Taiwan earthquake: hunt for people trapped in collapsed hotel after tremors leave four dead and hundreds injured

Chloe Chaplain22 October 2018

A major rescue mission is underway in Taiwan after a huge 6.4 magnitude earthquake left and least four people dead and more than 100 missing.

Crews worked through the night to free two people trapped in a hotel which collapsed following the tremors.

According to local news sites, the total death toll remains at four but more than 140 people are unaccounted for. Around 225 others were injured in the quake.

Rescue: Crews pull a dog from the buildings

An employee at the Marshal Hotel was killed after the ground floor totally caved in.

Rescue workers battled frantically to save two other employees trapped in the rubble, as their family waited nearby.

A maintenance worker who was rescued after being trapped in the building's basement said the force of the earthquake was unusual.

Speaking after he was reunited with his son and grandson, Chen Ming-hui said: "At first it wasn't that big ... we get this sort of thing all the time and it's really nothing. But then it got really terrifying. It was really scary."

Danger: Rescuers run out of a hotel during an aftershock
REUTERS

Other buildings shifted on their foundations and rescuers used ladders, ropes and cranes to get residents to safety.

Video footage and photos showed several buildings leaning at sharp angles, their lowest floors crushed into mangled heaps of concrete, shattered glass, bent iron beams and other debris.

The force of the tremor buckled roads and disrupted electricity and water supplies to thousands of households, the National Fire Agency said.
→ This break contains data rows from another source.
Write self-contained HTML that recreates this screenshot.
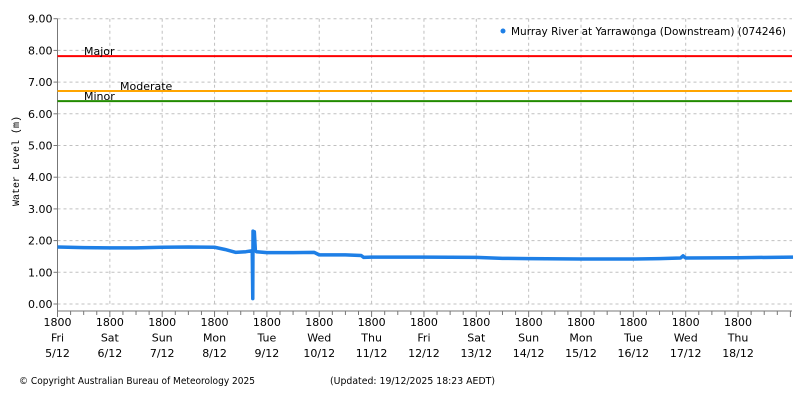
<!DOCTYPE html>
<html><head><meta charset="utf-8"><style>
body{margin:0;background:#fff;width:800px;height:400px;overflow:hidden}
svg{font-family:"DejaVu Sans","Liberation Sans",sans-serif}
</style></head><body>
<svg id="c" width="800" height="400"></svg>
<script>
const yTicks=[0,1,2,3,4,5,6,7,8,9];
const dayNames=["Fri","Sat","Sun","Mon","Tue","Wed","Thu","Fri","Sat","Sun","Mon","Tue","Wed","Thu"];
const dayDates=["5/12","6/12","7/12","8/12","9/12","10/12","11/12","12/12","13/12","14/12","15/12","16/12","17/12","18/12"];
const thresholdNames=["Major","Moderate","Minor"];
const thresholdValues=[7.82,6.72,6.40];
const times=[0,0.5,1,1.5,2,2.5,3,3.2,3.4,3.6,3.72,3.73,3.735,3.74,3.75,3.76,3.78,3.8,4,4.5,4.9,5,5.5,5.8,5.85,6,7,8,8.5,9,10,11,11.5,11.9,11.95,12,13,14.05];
const levels=[1.80,1.78,1.77,1.77,1.79,1.80,1.79,1.72,1.63,1.65,1.68,0.17,2.30,2.28,1.95,2.28,1.68,1.65,1.62,1.62,1.63,1.55,1.55,1.53,1.47,1.48,1.48,1.47,1.44,1.43,1.42,1.42,1.43,1.45,1.52,1.45,1.46,1.48];

const X0=57.5,X1=792,DAY=52.35,Y0=304,UNIT=31.7;
const xs=d=>X0+d*DAY, ys=v=>Y0-v*UNIT;
const svg=document.getElementById('c');const NS="http://www.w3.org/2000/svg";
function mk(t,a,p){const e=document.createElementNS(NS,t);for(const k in a)e.setAttribute(k,a[k]);(p||svg).appendChild(e);return e;}
yTicks.forEach(v=>{
 const g=mk('line',{x1:X0,x2:X1,y1:ys(v),y2:ys(v),stroke:'#c0c0c0','stroke-dasharray':'3,3'});
 
 
 const t=mk('text',{x:X0-5,y:ys(v)+4,'text-anchor':'end','font-size':'11',fill:'#000'});t.textContent=v.toFixed(2);
 
 
 mk('line',{x1:X0-4,x2:X0,y1:ys(v),y2:ys(v),stroke:'#777'});
});
dayNames.forEach((n,i)=>{
 const x=xs(i);
 if(i>0){const g=mk('line',{x1:x,x2:x,y1:ys(9),y2:Y0,stroke:'#c0c0c0','stroke-dasharray':'3,3'});
 
 }
 const t=mk('text',{x:x,y:326,'text-anchor':'middle','font-size':'11',fill:'#000'});
 
 
 [["1800",0],[n,16],[dayDates[i],31]].forEach(([s,dy])=>{const ts=mk('tspan',{x:x,dy:dy?15.5:0},t);ts.textContent=s;});
});
for(let k=0;k<=14.05*4;k++){const x=xs(k/4);if(x>X1)break;mk('line',{x1:x,x2:x,y1:311,y2:k%4?315:317,stroke:'#777'});}
mk('line',{x1:X0,x2:X0,y1:ys(9),y2:311,stroke:'#777'});
mk('line',{x1:X0,x2:X1,y1:311,y2:311,stroke:'#777'});
const tcol=['#ff0000','#ffa500','#228b00'];const tlx=[84,120,84];
thresholdValues.forEach((v,i)=>{
 const l=mk('line',{x1:X0,x2:X1,y1:ys(v),y2:ys(v),stroke:tcol[i],'stroke-width':2});
 
 
 const t=mk('text',{x:tlx[i],y:ys(v)-1,'font-size':'11',fill:'#000'});t.textContent=thresholdNames[i];
 
 
});
const p=mk('polyline',{points:times.map((t,i)=>xs(t)+','+ys(levels[i])).join(' '),fill:'none',stroke:'#1e7fe6','stroke-width':3.5,'stroke-linejoin':'round'});


const yt=mk('text',{x:0,y:0,transform:'translate(19,161) rotate(-90)','text-anchor':'middle','font-size':'10','font-family':'Liberation Mono,monospace',fill:'#000'});yt.textContent='Water Level (m)';


const lg=mk('g',{});
mk('circle',{cx:503,cy:31,r:2.5,fill:'#1e7fe6'},lg);
const lt=mk('text',{x:511,y:35,'font-size':'11',fill:'#000',textLength:275,lengthAdjust:'spacingAndGlyphs'},lg);lt.textContent='Murray River at Yarrawonga (Downstream) (074246)';
const f1=mk('text',{x:19,y:384,'font-size':'9.5',fill:'#000',textLength:236,lengthAdjust:'spacingAndGlyphs'});f1.textContent='© Copyright Australian Bureau of Meteorology 2025';

const f2=mk('text',{x:330,y:384,'font-size':'9.5',fill:'#000',textLength:165,lengthAdjust:'spacingAndGlyphs'});f2.textContent='(Updated: 19/12/2025 18:23 AEDT)';

</script>
</body></html>
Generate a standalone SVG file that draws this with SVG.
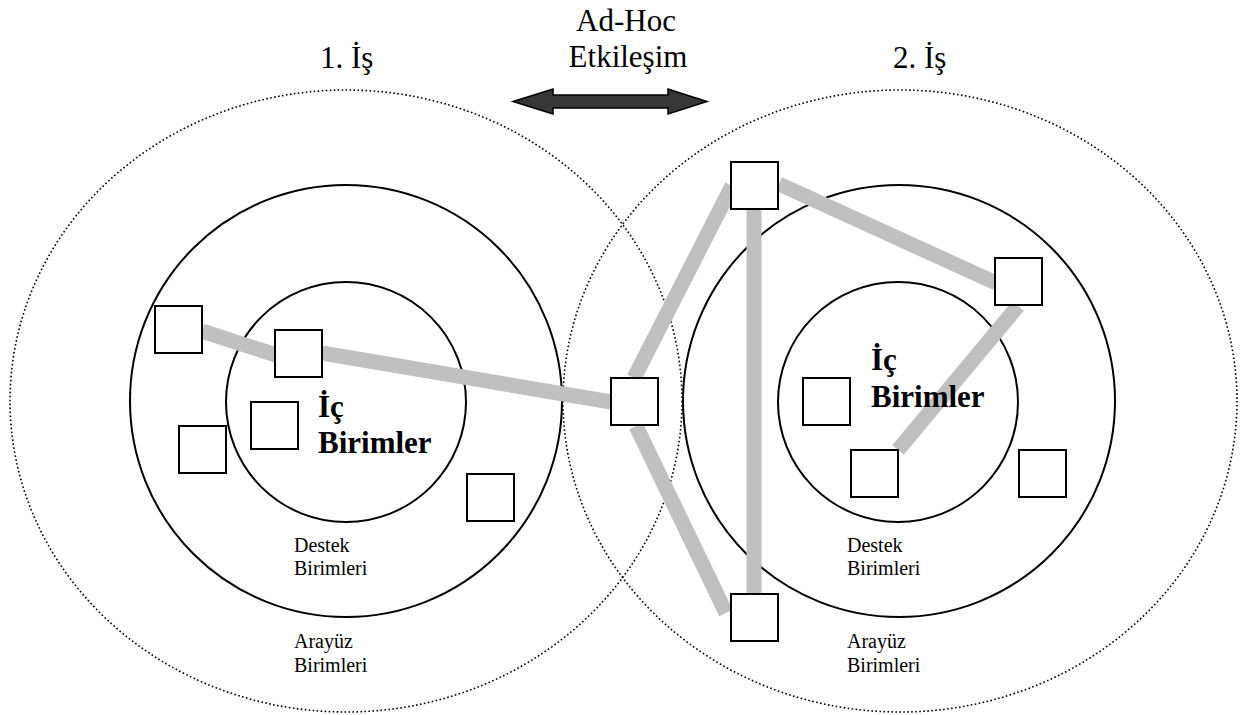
<svg xmlns="http://www.w3.org/2000/svg" width="1249" height="715" viewBox="0 0 1249 715">
<style>
.outer{fill:none;stroke:#000;stroke-width:1.6;stroke-dasharray:1.6 2.4}
.ring{fill:none;stroke:#000;stroke-width:2}
.box{fill:#fff;stroke:#000;stroke-width:2}
.link{stroke:#c0c0c0;stroke-width:15;fill:none;stroke-linecap:butt}
.t{font-family:"Liberation Serif","Times New Roman",serif;fill:#000}
.big{font-size:31px}
.small{font-size:20px}
.bold{font-size:31px;font-weight:bold}
</style>
<rect width="1249" height="715" fill="#fff"/>
<g id="zones">
<ellipse class="outer" cx="346" cy="401" rx="336" ry="311"/>
<ellipse class="outer" cx="900" cy="401" rx="337" ry="311"/>
<circle class="ring" cx="346" cy="401" r="216"/>
<circle class="ring" cx="346" cy="402" r="120"/>
<circle class="ring" cx="899" cy="401" r="216"/>
<circle class="ring" cx="898" cy="402" r="120"/>
</g>
<g id="connectors">
<line class="link" x1="202" y1="331" x2="276" y2="355"/>
<line class="link" x1="322" y1="353" x2="611" y2="402"/>
<line class="link" x1="634" y1="378" x2="732" y2="186"/>
<line class="link" x1="636" y1="426" x2="726" y2="613"/>
<line class="link" x1="754" y1="210" x2="754" y2="594"/>
<line class="link" x1="779" y1="184" x2="996" y2="283"/>
<line class="link" x1="1018" y1="306" x2="898" y2="450"/>
</g>
<g id="n-left-1"><rect class="box" x="155" y="306" width="47" height="47"/></g>
<g id="n-left-2"><rect class="box" x="275" y="330" width="47" height="47"/></g>
<g id="n-left-3"><rect class="box" x="251" y="402" width="47" height="47"/></g>
<g id="n-left-4"><rect class="box" x="179" y="426" width="47" height="47"/></g>
<g id="n-left-5"><rect class="box" x="467" y="474" width="47" height="47"/></g>
<g id="n-mid-1"><rect class="box" x="611" y="378" width="47" height="47"/></g>
<g id="n-mid-top"><rect class="box" x="731" y="162" width="47" height="47"/></g>
<g id="n-mid-bottom"><rect class="box" x="731" y="594" width="47" height="47"/></g>
<g id="n-right-1"><rect class="box" x="995" y="258" width="47" height="47"/></g>
<g id="n-right-2"><rect class="box" x="803" y="378" width="47" height="47"/></g>
<g id="n-right-3"><rect class="box" x="851" y="450" width="47" height="47"/></g>
<g id="n-right-4"><rect class="box" x="1019" y="450" width="47" height="47"/></g>
<g id="arrow">
<polygon points="513,101.5 553,89 553,95 668,95 668,89 707,101.5 668,114 668,108 553,108 553,114" fill="#363636" stroke="#000" stroke-width="1.5" stroke-linejoin="miter"/>
</g>
<g id="labels">
<text class="t big" x="626" y="31" text-anchor="middle">Ad-Hoc</text>
<text class="t big" x="628" y="67" text-anchor="middle">Etkileşim</text>
<text class="t big" x="320" y="68">1. İş</text>
<text class="t big" x="893" y="68">2. İş</text>
<text class="t bold" x="318" y="417">İç</text>
<text class="t bold" x="318" y="453">Birimler</text>
<text class="t bold" x="871" y="370">İç</text>
<text class="t bold" x="871" y="407">Birimler</text>
<text class="t small" x="294" y="552">Destek</text>
<text class="t small" x="294" y="575">Birimleri</text>
<text class="t small" x="294" y="648">Arayüz</text>
<text class="t small" x="294" y="672">Birimleri</text>
<text class="t small" x="847" y="552">Destek</text>
<text class="t small" x="847" y="575">Birimleri</text>
<text class="t small" x="847" y="648">Arayüz</text>
<text class="t small" x="847" y="672">Birimleri</text>
</g>
</svg>
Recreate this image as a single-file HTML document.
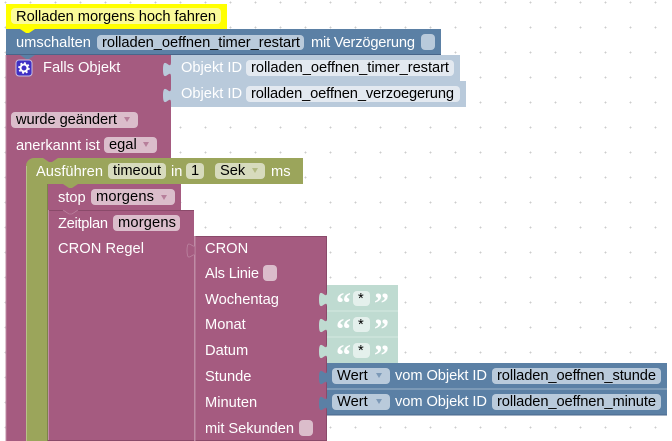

China has said it is "willing to send a rescue team to Taiwan" to help with relief efforts, due to a shortage of rescue workers in the disaster area and Japan's Foreign Ministry said nine Japanese were among the injured.

Collapsed: buildings were left tilted after foundations crumpled

Taiwanese President Tsai Ing-wen moved to reassure the Taiwanese public that every effort would be made to look for survivors.

In a post on her official Facebook page, Tsai said she arrived in Hualien on Wednesday to review rescue efforts.

Tsai said she "ordered search and rescue workers not to give up on any opportunity to save people, while keeping their own safety in mind."

"This is when the Taiwanese people show their calm, resilience and love," she wrote. "The government will work with everyone to guard their homeland."